K&L Gates partner Dan Crowley told reporters mid-week that Republicans want the CFPB to be supervised by a five-member commission instead of a single director.
“In the Senate, Republicans are going to hold up confirmations for other agencies until they are able to drive changes in the CFPB,” Crowley said. That could affect appointments to the Securities and Exchange Commission and the Treasury Department.
In the House, the new chairman of the Financial Services Committee, Rep. Jeb Hensarling, R-Texas, also wants to fix CFPB and give Congress control over the bureau’s budget. “Revisiting the structure of the CFPB is one of Hensarling’s top priorities,” Crowley said. (Currently, the CFPB is independently funded by the Federal Reserve Board.)

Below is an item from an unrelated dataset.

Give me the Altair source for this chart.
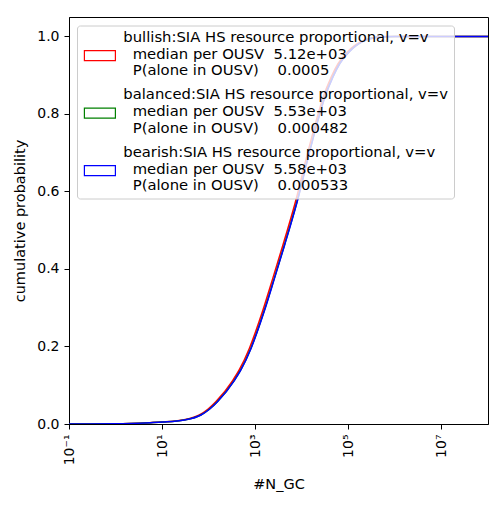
import altair as alt
import pandas as pd

NB = "\u00a0"
ZW = "\u200b"

# legend labels (3 lines each, separated by "|")
series_labels = [
    "bullish:SIA HS resource proportional, v=v|" + ZW + NB * 2 + "median per OUSV" + NB * 2 + "5.12e+03|" + ZW + NB * 2 + "P(alone in OUSV)" + NB * 4 + "0.0005",
    "balanced:SIA HS resource proportional, v=v|" + ZW + NB * 2 + "median per OUSV" + NB * 2 + "5.53e+03|" + ZW + NB * 2 + "P(alone in OUSV)" + NB * 4 + "0.000482",
    "bearish:SIA HS resource proportional, v=v|" + ZW + NB * 2 + "median per OUSV" + NB * 2 + "5.58e+03|" + ZW + NB * 2 + "P(alone in OUSV)" + NB * 4 + "0.000533",
]
series_colors = ["#ff0000", "#008000", "#0000ff"]

# cumulative probability levels
cdf_values = [0.0, 0.0005, 0.0034, 0.005, 0.0103, 0.0232, 0.038, 0.058, 0.112, 0.140,
              0.195, 0.292, 0.375, 0.460, 0.503, 0.572, 0.700, 0.782, 0.840, 0.895,
              0.930, 0.960, 0.976, 0.987, 0.994, 0.999, 1.0, 1.0]
# #N_GC value at which each series reaches that level
bullish_n = [0.1, 1, 5.30, 9.59, 27.5, 63.0, 95.9, 143.9, 327.3, 456.0,
             748.2, 1449, 2377, 3899, 4989, 7278, 13430, 20370, 28250, 42850,
             60530, 95940, 135500, 191400, 270400, 480800, 959400, 1e8]
balanced_n = [0.1, 1, 5.70, 10.32, 29.65, 67.76, 103.2, 154.9, 352.3, 491.0,
              805.3, 1560, 2558, 4197, 5370, 7834, 14450, 21930, 30410, 46130,
              65160, 103200, 145900, 206100, 291100, 517600, 1032000, 1e8]
bearish_n = [0.1, 1, 5.75, 10.42, 29.92, 68.39, 104.2, 156.3, 355.6, 495.5,
             812.8, 1574, 2582, 4236, 5420, 7907, 14590, 22130, 30690, 46560,
             65770, 104200, 147200, 208000, 293800, 522400, 1042000, 1e8]

x_tick_exponents = [-1, 1, 3, 5, 7]
x_tick_labels = ["10\u207b\u00b9", "10\u00b9", "10\u00b3", "10\u2075", "10\u2077"]
y_tick_values = [0.0, 0.2, 0.4, 0.6, 0.8, 1.0]

rows = []
for lab, ns in zip(series_labels, [bullish_n, balanced_n, bearish_n]):
    for n, p in zip(ns, cdf_values):
        rows.append({"series": lab, "n": n, "p": p})
df = pd.DataFrame(rows)

FONT = "DejaVu Sans"

label_expr = "[" + ",".join("'" + s + "'" for s in x_tick_labels) + "][indexof([" + \
    ",".join(str(e) for e in x_tick_exponents) + "], round(log(datum.value)/LN10))]"

chart = alt.Chart(df).mark_line(strokeWidth=1.5, clip=True, interpolate="monotone").encode(
    x=alt.X("n:Q",
            scale=alt.Scale(type="log", domain=[0.1, 1e8], nice=False),
            axis=alt.Axis(title="#N_GC", values=[10.0 ** e for e in x_tick_exponents],
                          labelExpr=label_expr, labelAngle=270, labelPadding=5,
                          titlePadding=13, grid=False)),
    y=alt.Y("p:Q",
            scale=alt.Scale(domain=[0, 1.05], nice=False, zero=False),
            axis=alt.Axis(title="cumulative probability", values=y_tick_values, format=".1f",
                          labelPadding=5, titlePadding=9, grid=False)),
    color=alt.Color("series:N",
                    scale=alt.Scale(domain=series_labels, range=series_colors),
                    legend=alt.Legend(title=None, orient="none", legendX=8, legendY=8.5,
                                      symbolType="M-1,2.56H5.2V4.56H-1Z", symbolSize=100,
                                      symbolStrokeWidth=1.2, symbolFillColor="transparent",
                                      labelExpr="split(datum.label, '|')",
                                      labelFont=FONT, labelFontSize=14.8, labelColor="black",
                                      labelLimit=600, labelOffset=26.5, padding=5, rowPadding=8.5,
                                      fillColor="rgba(255,255,255,0.8)", strokeColor="#cccccc",
                                      cornerRadius=3)),
).properties(
    width=419, height=407,
    autosize=alt.AutoSizeParams(type="none"),
    padding={"left": 61, "top": 9, "right": 6, "bottom": 75},
).configure_view(
    stroke="black", strokeWidth=1
).configure_axis(
    labelFont=FONT, titleFont=FONT, labelFontSize=14, titleFontSize=14.5,
    labelColor="black", titleColor="black", titleFontWeight="normal",
    tickColor="black", tickSize=5, tickWidth=1, domainColor="black", domainWidth=1,
)

chart.save("out.html", embed_options={"renderer": "svg", "actions": False})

At the same time, mortgage industry and consumer groups are concerned that the CFPB might finalize a “narrow” Qualified Mortgage rule that could lead to tighter credit standards and put homeownership out of the reach of low- and moderate-income families.
K&L Gates partner Larry Platt said he believes that CFPB officials are still divided over the qualified mortgage rule, which will set the underwriting standards lenders must use to determine a borrower’s ability to repay the loan. QM loans will be shielded from litigation, other loans will not.
“Within the bureau, there is a battle going on between those who think they should fulfill the original statutory language” of the DFA, which would constrict mortgage credit, said Platt. He added that some bureau officials want a broader QM rule because credit standards in the marketplace are already too tight.
The CFPB is expected to issue the QM final rule later this month or early January.
Meanwhile, the U.S. courts are reviewing several lawsuits involving recess appointments made by President Obama, including one case challenging the recess appointment of Richard Cordray to be the first CFPB director.
K&L Gates policy expert Bruce Heiman expects the Supreme Court will review one of these recess appointment cases and issue an opinion. It is one of those issues “that they just love getting into,” Heiman said.